VA Relaxes Crab Catch Limits, MD Keeps Tighter Limits

When the results of last winter’s blue crab population survey in the Maryland and Virginia portions of Chesapeake Bay showed some encouraging results, some wondered if it would lead to increased catch limits for commercial watermen. Well, yes and no.

The Virginia Marine Resources Commission (VMRC), which significantly cut bushel limits in the face of last year’s numbers, approved a modest increase for some commercial watermen.

At the same time, Maryland’s fisheries regulators announced last week they would stick with the catch limits set last year after record low population numbers led to sharp cutbacks. But they will allow a slight increase in the number of female crabs that could be harvested and lifted limits entirely over Labor Day weekend, when the demand increases sharply.

Genine McClair, the blue crab program manager for Maryland’s Department of Natural Resources (DNR), reasoned that while the male crab population increased over the last year, it remains below average. At the same time, the winter dredge survey showed low numbers of juveniles for several consecutive years, she said. 

The catch limits would remain in place to “maintain a similar level of conservation as last year,” she said in a statement.

Not surprisingly, that didn’t sit well with Robert T. Brown Sr., president of the Maryland Watermen’s Association, who complained that “Mother Nature has given us something” with the increase in crabs, but that state regulators “took it away.”

He noted that commercial operations did better than expected last year and said watermen had hoped for at least a slight increase in the bushel limits this year, given the encouraging results of the winter survey.

“It could have been worse,” he conceded, but at the same time, “we were looking for a little bit more.
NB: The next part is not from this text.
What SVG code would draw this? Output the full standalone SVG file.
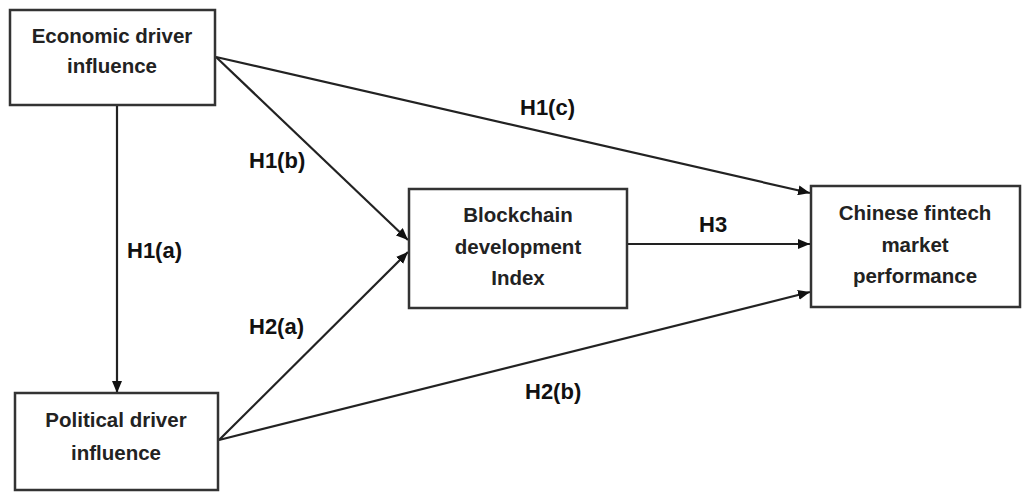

In Virginia, where bushel limits are based on the size of the crabbing operation, VMRC did not allow the smallest operations any increase but granted mid-sized operators one additional bushel per day. It allowed the largest operators—those licensed to use up to 425 pots—a nine-bushel increase, from 27 to 36 bushels per day.

VMRC spokesman Zach Widgeon said the regulations “protect the entire stock but make the reductions more equitable” among the different kinds of license holders. They might “result in a slight increase in harvest in 2023,” but they will create “equitable reductions for all pot license types,” he wrote.

Chris Moore, a Chesapeake Bay Foundation scientist based in Virginia, said in a statement that the changes “help ensure more equitable harvest limits for crabbing operations of all sizes while maintaining most of the conservation benefits adopted last year.”

He warned, however, that while the “modest rise in the Bay’s blue crab number is encouraging, numerous concerns remain about the blue crab population” and that Virginia and “other Bay jurisdictions should continue to manage crab harvests cautiously.”